A hardware firewall is a network appliance dedicated strictly to performing the functions of a firewall. They may have hardware built specifically to speed the routing of packets, such as large RAM buffers on the network adapters. And they are running an operating system designed to run a network appliance.
A software firewall is an OS-level application performing firewall-like functions running on an ordinary computer that may also be running other applications. Networking functions are accomplished through software running in the OS.
The idea is that a hardware firewall will be "more secure" than a software firewall because it has a reduced attack surface. With no other applications running on the hardware firewall, there are no additional memory buffers to exploit, no extra protocols with vulnerabilities, no unknown programs, no stray ports left open.
If you take an ordinary PC running a desktop OS and run a software firewall on it, it's still a software firewall. The desktop OS may be running dozens of services that don't perform firewall functions, and they increase your attack surface. You may not even be able to disable some ports on a consumer version of Windows 10, for example. However, if you install an OS intended to be a dedicated networking appliance, such as OpenWRT, and if you run only a firewall on it, you'll have security much closer to a hardware firewall; although you probably won't get the same performance as you might with a commercial firewall appliance.

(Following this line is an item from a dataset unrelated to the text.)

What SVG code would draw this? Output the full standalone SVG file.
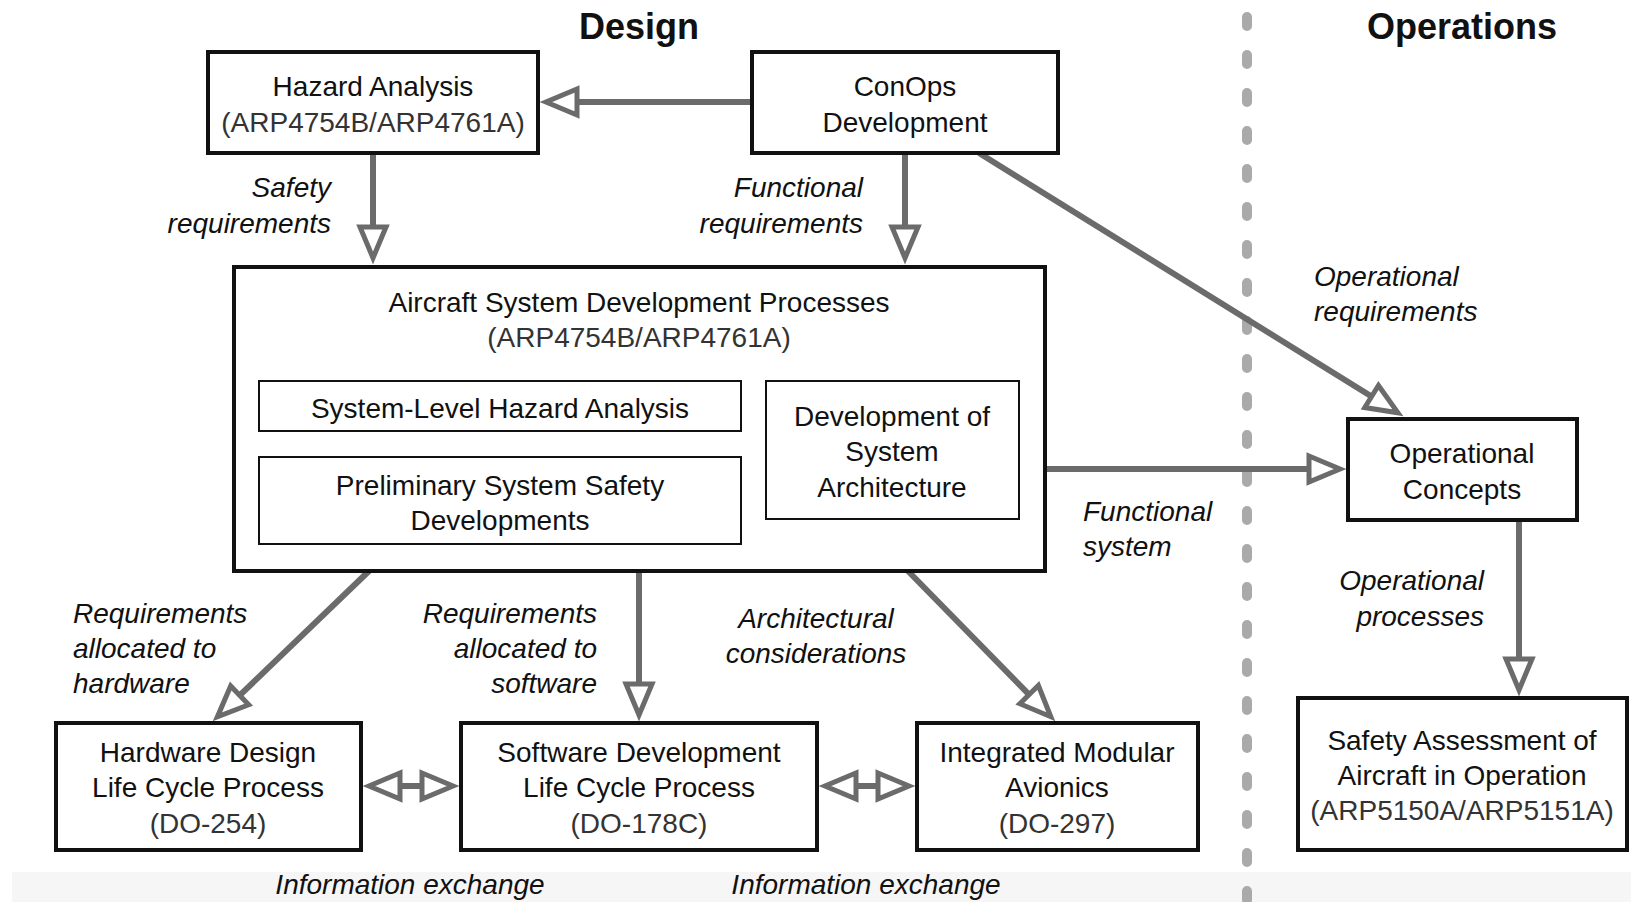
<svg xmlns="http://www.w3.org/2000/svg" width="1631" height="902" viewBox="0 0 1631 902">
<style>
  text { font-family: "Liberation Sans", Arial, sans-serif; fill: #111; }
  .t { font-size: 28px; text-anchor: middle; }
  .sub { font-size: 28px; text-anchor: middle; fill: #333; }
  .lab { font-size: 28px; font-style: italic; }
  .r { text-anchor: end; }
  .m { text-anchor: middle; }
  .title { font-size: 36px; font-weight: bold; text-anchor: middle; }
  .box { fill: #fff; stroke: #111; stroke-width: 4; }
  .inner { fill: #fff; stroke: #111; stroke-width: 2; }
  .conn { fill: none; stroke: #6b6b6b; stroke-width: 6; }
  .a { marker-end: url(#tri); }
  .d { marker-start: url(#tri2); marker-end: url(#tri); }
</style>
<defs>
  <marker id="tri" markerUnits="userSpaceOnUse" viewBox="-6 -20 50 40" markerWidth="50" markerHeight="40" refX="0" refY="0" orient="auto">
    <path d="M0,-13 L31,0 L0,13 Z" fill="#fff" stroke="#6b6b6b" stroke-width="5"/>
  </marker>
  <marker id="tri2" markerUnits="userSpaceOnUse" viewBox="-6 -20 50 40" markerWidth="50" markerHeight="40" refX="0" refY="0" orient="auto-start-reverse">
    <path d="M0,-13 L31,0 L0,13 Z" fill="#fff" stroke="#6b6b6b" stroke-width="5"/>
  </marker>
</defs>
<rect x="0" y="0" width="1631" height="902" fill="#fff"/>
<rect x="12" y="872" width="1619" height="30" fill="#f6f6f6"/>

<!-- divider -->
<line x1="1247" y1="17" x2="1247" y2="902" stroke="#aaaaaa" stroke-width="10" stroke-linecap="round" stroke-dasharray="9 29"/>

<text class="title" x="639" y="39">Design</text>
<text class="title" x="1462" y="39">Operations</text>

<g id="connectors">
  <line class="conn a" x1="752" y1="102" x2="577" y2="102"/>
  <line class="conn a" x1="373" y1="153" x2="373" y2="227"/>
  <line class="conn a" x1="905" y1="153" x2="905" y2="227"/>
  <line class="conn a" x1="979" y1="153" x2="1371.6" y2="396.5"/>
  <line class="conn a" x1="1045" y1="469" x2="1309" y2="469"/>
  <line class="conn a" x1="1519" y1="520" x2="1519" y2="659"/>
  <line class="conn a" x1="369" y1="571" x2="239.7" y2="695.4"/>
  <line class="conn a" x1="639" y1="571" x2="639" y2="684"/>
  <line class="conn a" x1="908" y1="571" x2="1029.1" y2="694.6"/>
  <line class="conn d" x1="400" y1="786" x2="422" y2="786"/>
  <line class="conn d" x1="856" y1="786" x2="878" y2="786"/>
</g>

<g id="labels">
  <text class="lab r" x="331" y="197">Safety</text>
  <text class="lab r" x="331" y="233">requirements</text>
  <text class="lab r" x="863" y="197">Functional</text>
  <text class="lab r" x="863" y="233">requirements</text>
  <text class="lab" x="1314" y="286">Operational</text>
  <text class="lab" x="1314" y="321">requirements</text>
  <text class="lab" x="1083" y="521">Functional</text>
  <text class="lab" x="1083" y="556">system</text>
  <text class="lab r" x="1484" y="590">Operational</text>
  <text class="lab r" x="1484" y="626">processes</text>
  <text class="lab" x="73" y="623">Requirements</text>
  <text class="lab" x="73" y="658">allocated to</text>
  <text class="lab" x="73" y="693">hardware</text>
  <text class="lab r" x="597" y="623">Requirements</text>
  <text class="lab r" x="597" y="658">allocated to</text>
  <text class="lab r" x="597" y="693">software</text>
  <text class="lab m" x="816" y="628">Architectural</text>
  <text class="lab m" x="816" y="663">considerations</text>
  <text class="lab m" x="410" y="894">Information exchange</text>
  <text class="lab m" x="866" y="894">Information exchange</text>
</g>

<g id="hazard">
  <rect class="box" x="208" y="52" width="330" height="101"/>
  <text class="t" x="373" y="96">Hazard Analysis</text>
  <text class="sub" x="373" y="132">(ARP4754B/ARP4761A)</text>
</g>
<g id="conops">
  <rect class="box" x="752" y="52" width="306" height="101"/>
  <text class="t" x="905" y="96">ConOps</text>
  <text class="t" x="905" y="132">Development</text>
</g>
<g id="aircraft">
  <rect class="box" x="234" y="267" width="811" height="304"/>
  <text class="t" x="639" y="312">Aircraft System Development Processes</text>
  <text class="sub" x="639" y="347">(ARP4754B/ARP4761A)</text>
</g>
<g id="slha">
  <rect class="inner" x="259" y="381" width="482" height="50"/>
  <text class="t" x="500" y="418">System-Level Hazard Analysis</text>
</g>
<g id="pssd">
  <rect class="inner" x="259" y="457" width="482" height="87"/>
  <text class="t" x="500" y="495">Preliminary System Safety</text>
  <text class="t" x="500" y="530">Developments</text>
</g>
<g id="dsa">
  <rect class="inner" x="766" y="381" width="253" height="138"/>
  <text class="t" x="892" y="426">Development of</text>
  <text class="t" x="892" y="461">System</text>
  <text class="t" x="892" y="497">Architecture</text>
</g>
<g id="opconcepts">
  <rect class="box" x="1348" y="419" width="229" height="101"/>
  <text class="t" x="1462" y="463">Operational</text>
  <text class="t" x="1462" y="499">Concepts</text>
</g>
<g id="safetyassess">
  <rect class="box" x="1298" y="698" width="329" height="152"/>
  <text class="t" x="1462" y="750">Safety Assessment of</text>
  <text class="t" x="1462" y="785">Aircraft in Operation</text>
  <text class="sub" x="1462" y="820">(ARP5150A/ARP5151A)</text>
</g>
<g id="hardware">
  <rect class="box" x="56" y="723" width="305" height="127"/>
  <text class="t" x="208" y="762">Hardware Design</text>
  <text class="t" x="208" y="797">Life Cycle Process</text>
  <text class="sub" x="208" y="833">(DO-254)</text>
</g>
<g id="software">
  <rect class="box" x="461" y="723" width="356" height="127"/>
  <text class="t" x="639" y="762">Software Development</text>
  <text class="t" x="639" y="797">Life Cycle Process</text>
  <text class="sub" x="639" y="833">(DO-178C)</text>
</g>
<g id="ima">
  <rect class="box" x="917" y="723" width="281" height="127"/>
  <text class="t" x="1057" y="762">Integrated Modular</text>
  <text class="t" x="1057" y="797">Avionics</text>
  <text class="sub" x="1057" y="833">(DO-297)</text>
</g>
</svg>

Keep in mind that having a dedicated firewall is one thing; but having a secure configuration on it is another. The best hardware firewall on the market is useless if you don't change the default password, if you don't set deny all by default, or if you fail to disable UPnP support. This is true regardless of if it's a hardware or software firewall.
Also note that if an attacker passes their attack through a firewall to a web application and manages to violate the web server's integrity, the end result is the same. Firewalls stop traffic on unknown ports; they do nothing for malicious traffic on known ports.